BRIEF:
Reproduce word for word the lines from the beginning of the entries to the line with "fig = go.Figure()", both included, but none of the pictures.

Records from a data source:
::::::::::

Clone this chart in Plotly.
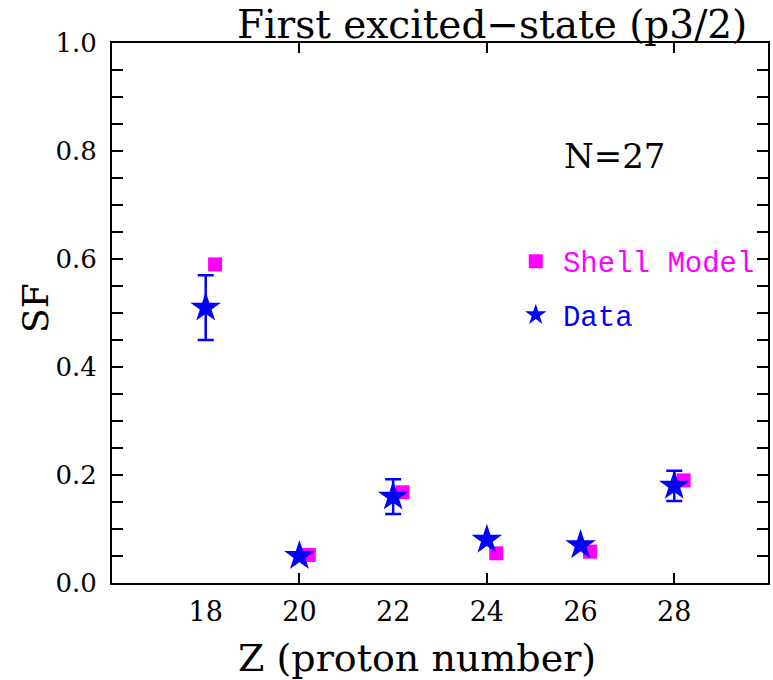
import plotly.graph_objects as go

# ---- data ----
z_model = [18.2, 20.2, 22.2, 24.2, 26.2, 28.2]
sf_model = [0.59, 0.052, 0.168, 0.055, 0.058, 0.19]

z_data = [18, 20, 22, 24, 26, 28]
sf_data = [0.51, 0.05, 0.16, 0.08, 0.07, 0.18]
sf_err = [0.06, None, 0.032, None, None, 0.028]

x_ticks = [18, 20, 22, 24, 26, 28]
x_major_marks = [20, 24, 28]

MAGENTA = "#FF00FF"
BLUE = "#0000FF"
SERIF = "DejaVu Serif"
MONO = "Liberation Mono"
GAP = "<span style='font-size:12px'> </span>"

fig = go.Figure()

fig.add_trace(go.Scatter(
    x=z_model, y=sf_model, mode="markers",
    name=GAP + "<span style='color:#FF00FF'>Shell Model</span>",
    legendgroup="sm",
    marker=dict(symbol="square", size=14, color=MAGENTA, line=dict(width=0)),
))

zi = [z for z, e in zip(z_data, sf_err) if e is not None]
yi = [y for y, e in zip(sf_data, sf_err) if e is not None]
ei = [e for e in sf_err if e is not None]
zn = [z for z, e in zip(z_data, sf_err) if e is None]
yn = [y for y, e in zip(sf_data, sf_err) if e is None]

fig.add_trace(go.Scatter(
    x=zi, y=yi, mode="markers", name="Data", legendgroup="data", showlegend=False,
    marker=dict(symbol="star", size=23, color=BLUE, line=dict(width=0)),
    error_y=dict(type="data", array=ei, visible=True, color=BLUE, thickness=2.5, width=8),
))
fig.add_trace(go.Scatter(
    x=zn, y=yn, mode="markers",
    name=GAP + "<span style='color:#0000FF'>Data</span>", legendgroup="data",
    marker=dict(symbol="star", size=23, color=BLUE, line=dict(width=0)),
))

# carrier trace so the label axis (x2) is drawn; it has no visible marks
fig.add_trace(go.Scatter(
    x=x_ticks, y=[None] * len(x_ticks), xaxis="x2", yaxis="y",
    mode="markers", showlegend=False, hoverinfo="skip",
    marker=dict(opacity=0),
))

fig.update_layout(
    width=773, height=680,
    margin=dict(l=112, r=3, t=43, b=97),
    plot_bgcolor="white", paper_bgcolor="white",
    showlegend=True,
    legend=dict(
        x=(517 - 112) / 658, xanchor="left",
        y=0.643, yanchor="top",
        font=dict(family=MONO, size=29, color="black"),
        tracegroupgap=13,
        bgcolor="rgba(0,0,0,0)",
    ),
    xaxis=dict(
        range=[16, 30], tickmode="array", tickvals=x_major_marks,
        showticklabels=False,
        ticks="inside", ticklen=10, tickwidth=2, tickcolor="black",
        showgrid=False, zeroline=False,
        showline=True, linecolor="black", linewidth=2, mirror="allticks",
    ),
    xaxis2=dict(
        range=[16, 30], overlaying="x", side="bottom", anchor="y",
        tickmode="array", tickvals=x_ticks, ticktext=[str(v) for v in x_ticks],
        ticks="", showgrid=False, zeroline=False, showline=False,
        tickfont=dict(family=SERIF, size=27, color="black"),
        ticklabelstandoff=10,
    ),
    yaxis=dict(
        range=[0, 1], tickmode="linear", tick0=0, dtick=0.2, tickformat=".1f",
        ticks="inside", ticklen=11, tickwidth=2, tickcolor="black",
        showgrid=False, zeroline=False,
        showline=True, linecolor="black", linewidth=2, mirror="allticks",
        tickfont=dict(family=SERIF, size=26, color="black"),
        ticklabelstandoff=8,
        minor=dict(dtick=0.05, ticks="inside", ticklen=6, tickwidth=2, tickcolor="black", showgrid=False),
    ),
    annotations=[
        dict(text="First excited\u2212state (p3/2)", xref="paper", yref="paper",
             x=(493 - 112) / 658, y=1, xanchor="center", yanchor="bottom", yshift=-6,
             showarrow=False, font=dict(family=SERIF, size=39, color="black")),
        dict(text="Z (proton number)", xref="paper", yref="paper",
             x=(418 - 112) / 658, y=0, xanchor="center", yanchor="middle", yshift=-75,
             showarrow=False, font=dict(family=SERIF, size=38, color="black")),
        dict(text="SF", xref="paper", yref="paper", textangle=-90,
             x=0, y=(583 - 308) / 540, xanchor="center", yanchor="middle", xshift=-77,
             showarrow=False, font=dict(family=SERIF, size=36, color="black")),
        dict(text="N=27", xref="x", yref="y", x=26.74, y=0.79,
             xanchor="center", yanchor="middle",
             showarrow=False, font=dict(family=SERIF, size=34, color="black")),
    ],
)

fig.write_html("out.html")
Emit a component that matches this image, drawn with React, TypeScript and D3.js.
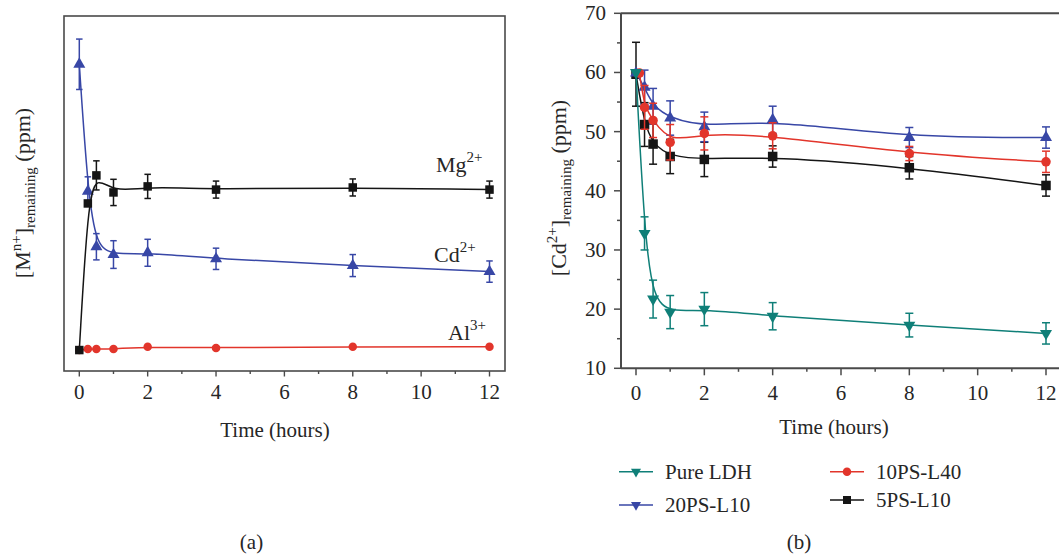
import React from "react";
import * as d3 from "d3";

// ---------- Data ----------
// Panel (a): arbitrary concentration units (no y scale shown)
const timesA = [0, 0.25, 0.5, 1, 2, 4, 8, 12];
const cdA = [86.4, 50.6, 35.0, 32.8, 33.3, 31.6, 29.7, 28.0];
const cdAErr = [7.1, 4.1, 3.7, 3.9, 3.8, 3.0, 3.1, 3.0];
const mgA = [5.9, 47.2, 55.1, 50.3, 52.0, 51.1, 51.7, 51.1];
const mgAErr = [0, 0, 4.1, 3.7, 3.4, 2.4, 2.4, 2.4];
const alA = [5.9, 6.2, 6.2, 6.2, 6.8, 6.5, 6.8, 6.8];

// Panel (b): [Cd2+] remaining (ppm)
const timesB = [0, 0.25, 0.5, 1, 2, 4, 8, 12];
const timesB10 = [0.1, 0.25, 0.5, 1, 2, 4, 8, 12];
const pureLDH = [60, 32.8, 21.7, 19.5, 20.0, 18.8, 17.3, 15.9];
const pureLDHErr = [0, 2.8, 3.2, 2.8, 2.8, 2.3, 2.0, 1.8];
const ps20L10 = [59.9, 57.5, 54.3, 52.3, 50.8, 52.0, 49.0, 49.0];
const ps20L10Err = [0, 2.9, 3.0, 2.9, 2.5, 2.3, 1.7, 1.8];
const ps10L40 = [59.9, 54.1, 51.9, 48.2, 49.7, 49.3, 46.3, 44.9];
const ps10L40Err = [0, 3.7, 2.9, 3.0, 2.8, 2.2, 1.2, 1.8];
const ps5L10 = [59.7, 51.2, 47.9, 45.8, 45.3, 45.8, 43.9, 40.9];
const ps5L10Err = [5.4, 3.7, 3.4, 2.9, 2.9, 1.8, 1.9, 1.8];

const xTicks = [0, 1, 2, 3, 4, 5, 6, 7, 8, 9, 10, 11, 12];
const yTicksB = [10, 20, 30, 40, 50, 60, 70];
const yMinorB = [15, 25, 35, 45, 55, 65];

const legendItems = [
  { label: "Pure LDH", color: "#0f7f78", shape: "down", col: 0, row: 0 },
  { label: "20PS-L10", color: "#3847a6", shape: "down", col: 0, row: 1 },
  { label: "10PS-L40", color: "#e2352b", shape: "circle", col: 1, row: 0 },
  { label: "5PS-L10", color: "#151515", shape: "square", col: 1, row: 1 },
];

const FONT = "'Liberation Serif', 'Times New Roman', serif";
const TEXT = "#262626";

type Shape = "up" | "down" | "circle" | "square";

function Marker({ x, y, shape, color, s }: { x: number; y: number; shape: Shape; color: string; s: number }) {
  if (shape === "circle") return <circle cx={x} cy={y} r={s / 2} fill={color} />;
  if (shape === "square") return <rect x={x - s / 2} y={y - s / 2} width={s} height={s} fill={color} />;
  const area = (s * s * Math.sqrt(3)) / 4;
  const p = d3.symbol(d3.symbolTriangle, area)() || "";
  return <path d={p} fill={color} transform={`translate(${x},${y}) rotate(${shape === "down" ? 180 : 0})`} />;
}

function Series({ xs, ys, errs, xScale, yScale, color, shape, size, cap }: any) {
  const pts: [number, number][] = xs.map((t: number, i: number) => [xScale(t), yScale(ys[i])]);
  const line = d3.line().curve(d3.curveBasis)(pts) || "";
  return (
    <g>
      <path d={line} fill="none" stroke={color} strokeWidth={1.5} />
      {errs &&
        xs.map((t: number, i: number) => {
          if (!errs[i]) return null;
          const x = xScale(t);
          const y1 = yScale(ys[i] + errs[i]);
          const y2 = yScale(ys[i] - errs[i]);
          return (
            <g key={"e" + i} stroke={color} strokeWidth={1.5}>
              <line x1={x} x2={x} y1={y1} y2={y2} />
              <line x1={x - cap / 2} x2={x + cap / 2} y1={y1} y2={y1} />
              <line x1={x - cap / 2} x2={x + cap / 2} y1={y2} y2={y2} />
            </g>
          );
        })}
      {xs.map((t: number, i: number) => (
        <Marker key={"m" + i} x={xScale(t)} y={yScale(ys[i])} shape={shape} color={color} s={size} />
      ))}
    </g>
  );
}

export default function App() {
  // Panel (a)
  const xA = d3.scaleLinear().domain([0, 12]).range([79.3, 489.5]);
  const yA = d3.scaleLinear().domain([0, 100]).range([371, 16]);
  const frameA = { x: 64, y: 16, w: 441, h: 355 };

  // Panel (b)
  const xB = d3.scaleLinear().domain([0, 12]).range([636, 1046]);
  const yB = d3.scaleLinear().domain([10, 70]).range([368.3, 13.3]);
  const axB = { left: 621, bottom: 368.3, top: 13.3, right: 1065 };

  return (
    <svg
      width={1059}
      height={554}
      style={{ position: "absolute", left: 0, top: 0, background: "#fff" }}
      fontFamily={FONT}
    >
      {/* ---------- Panel (a) ---------- */}
      <g>
        <Series xs={timesA} ys={alA} xScale={xA} yScale={yA} color="#e2352b" shape="circle" size={8.5} cap={6} />
        <Series xs={timesA} ys={cdA} errs={cdAErr} xScale={xA} yScale={yA} color="#3847a6" shape="up" size={12} cap={6.5} />
        <Series xs={timesA} ys={mgA} errs={mgAErr} xScale={xA} yScale={yA} color="#151515" shape="square" size={8.5} cap={6.5} />

        <rect x={frameA.x} y={frameA.y} width={frameA.w} height={frameA.h} fill="none" stroke="#4a4a4a" strokeWidth={1.6} />
        {xTicks.map((t) => (
          <line
            key={"ta" + t}
            x1={xA(t)}
            x2={xA(t)}
            y1={frameA.y + frameA.h}
            y2={frameA.y + frameA.h + (t % 2 === 0 ? 5.5 : 3)}
            stroke="#4a4a4a"
            strokeWidth={1.4}
          />
        ))}
        {xTicks
          .filter((t) => t % 2 === 0)
          .map((t) => (
            <text key={"la" + t} x={xA(t)} y={399} textAnchor="middle" fontSize={21} fill={TEXT}>
              {t}
            </text>
          ))}
        <text x={275} y={437} textAnchor="middle" fontSize={21} fill={TEXT}>
          Time (hours)
        </text>
        <text x={251.5} y={549} textAnchor="middle" fontSize={21} fill={TEXT}>
          (a)
        </text>
        <text transform="translate(30,193) rotate(-90)" textAnchor="middle" fontSize={22} fill={TEXT}>
          [M<tspan fontSize={15} dy={-9}>n+</tspan>
          <tspan dy={9}>]</tspan>
          <tspan fontSize={15} dy={5}>remaining</tspan>
          <tspan dy={-5}> (ppm)</tspan>
        </text>
        <text x={436} y={172} fontSize={22} fill={TEXT}>
          Mg<tspan fontSize={15} dy={-10}>2+</tspan>
        </text>
        <text x={434} y={261.5} fontSize={22} fill={TEXT}>
          Cd<tspan fontSize={15} dy={-10}>2+</tspan>
        </text>
        <text x={448} y={340} fontSize={22} fill={TEXT}>
          Al<tspan fontSize={15} dy={-10}>3+</tspan>
        </text>
      </g>

      {/* ---------- Panel (b) ---------- */}
      <g>
        <Series xs={timesB} ys={ps5L10} errs={ps5L10Err} xScale={xB} yScale={yB} color="#151515" shape="square" size={9.5} cap={8} />
        <Series xs={timesB} ys={ps20L10} errs={ps20L10Err} xScale={xB} yScale={yB} color="#3847a6" shape="up" size={12} cap={8} />
        <Series xs={timesB10} ys={ps10L40} errs={ps10L40Err} xScale={xB} yScale={yB} color="#e2352b" shape="circle" size={9.5} cap={8} />
        <Series xs={timesB} ys={pureLDH} errs={pureLDHErr} xScale={xB} yScale={yB} color="#0f7f78" shape="down" size={12} cap={8} />

        <g stroke="#4a4a4a" strokeWidth={2}>
          <line x1={axB.left} x2={axB.left} y1={axB.top} y2={axB.bottom} />
          <line x1={axB.left} x2={axB.right} y1={axB.bottom} y2={axB.bottom} />
          <line x1={axB.left} x2={axB.right} y1={axB.top} y2={axB.top} />
          {yTicksB.map((v) => (
            <line key={"yb" + v} x1={axB.left - 7} x2={axB.left} y1={yB(v)} y2={yB(v)} strokeWidth={1.5} />
          ))}
          {yMinorB.map((v) => (
            <line key={"ym" + v} x1={axB.left - 4} x2={axB.left} y1={yB(v)} y2={yB(v)} strokeWidth={1.5} />
          ))}
          {xTicks.map((t) => (
            <line
              key={"xb" + t}
              x1={xB(t)}
              x2={xB(t)}
              y1={axB.bottom}
              y2={axB.bottom + (t % 2 === 0 ? 7 : 3.5)}
              strokeWidth={1.5}
            />
          ))}
        </g>
        {yTicksB.map((v) => (
          <text key={"ylb" + v} x={606} y={yB(v) + 7} textAnchor="end" fontSize={21} fill={TEXT}>
            {v}
          </text>
        ))}
        {xTicks
          .filter((t) => t % 2 === 0)
          .map((t) => (
            <text key={"xlb" + t} x={xB(t)} y={400} textAnchor="middle" fontSize={21} fill={TEXT}>
              {t}
            </text>
          ))}
        <text x={834} y={434} textAnchor="middle" fontSize={21} fill={TEXT}>
          Time (hours)
        </text>
        <text x={799} y={549} textAnchor="middle" fontSize={21} fill={TEXT}>
          (b)
        </text>
        <text transform="translate(566,188) rotate(-90)" textAnchor="middle" fontSize={22} fill={TEXT}>
          [Cd<tspan fontSize={15} dy={-9}>2+</tspan>
          <tspan dy={9}>]</tspan>
          <tspan fontSize={15} dy={5}>remaining</tspan>
          <tspan dy={-5}> (ppm)</tspan>
        </text>

        {/* Legend */}
        {legendItems.map((it) => {
          const lx = it.col === 0 ? 619 : 830;
          const ly = it.col === 0 ? (it.row === 0 ? 471.7 : 505) : it.row === 0 ? 471.7 : 500;
          return (
            <g key={it.label}>
              <line x1={lx} x2={lx + 34} y1={ly} y2={ly} stroke={it.color} strokeWidth={1.5} />
              <Marker x={lx + 17} y={ly} shape={it.shape as Shape} color={it.color} s={it.shape === "circle" ? 8.5 : it.shape === "square" ? 8 : 10} />
              <text x={lx + 46} y={ly + 7} fontSize={21} fill={TEXT}>
                {it.label}
              </text>
            </g>
          );
        })}
      </g>
    </svg>
  );
}
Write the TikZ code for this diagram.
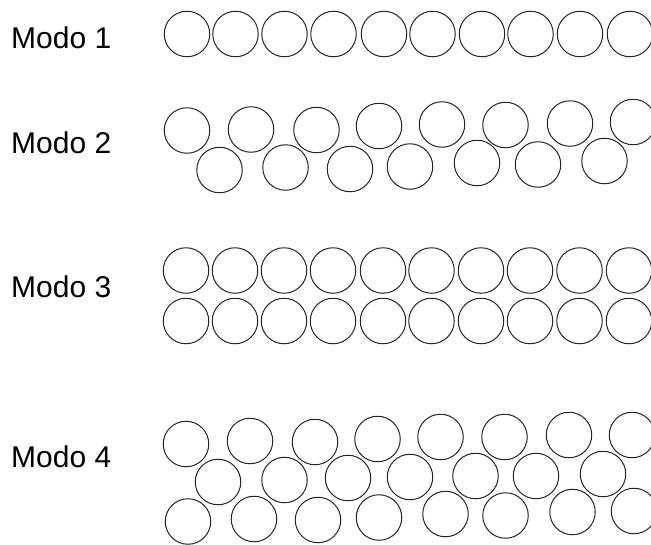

::::::::::

RESPONSE BELOW:
Clone this chart in Plotly.
import plotly.graph_objects as go

# ---- data ----
z_model = [18.2, 20.2, 22.2, 24.2, 26.2, 28.2]
sf_model = [0.59, 0.052, 0.168, 0.055, 0.058, 0.19]

z_data = [18, 20, 22, 24, 26, 28]
sf_data = [0.51, 0.05, 0.16, 0.08, 0.07, 0.18]
sf_err = [0.06, None, 0.032, None, None, 0.028]

x_ticks = [18, 20, 22, 24, 26, 28]
x_major_marks = [20, 24, 28]

MAGENTA = "#FF00FF"
BLUE = "#0000FF"
SERIF = "DejaVu Serif"
MONO = "Liberation Mono"
GAP = "<span style='font-size:12px'> </span>"

fig = go.Figure()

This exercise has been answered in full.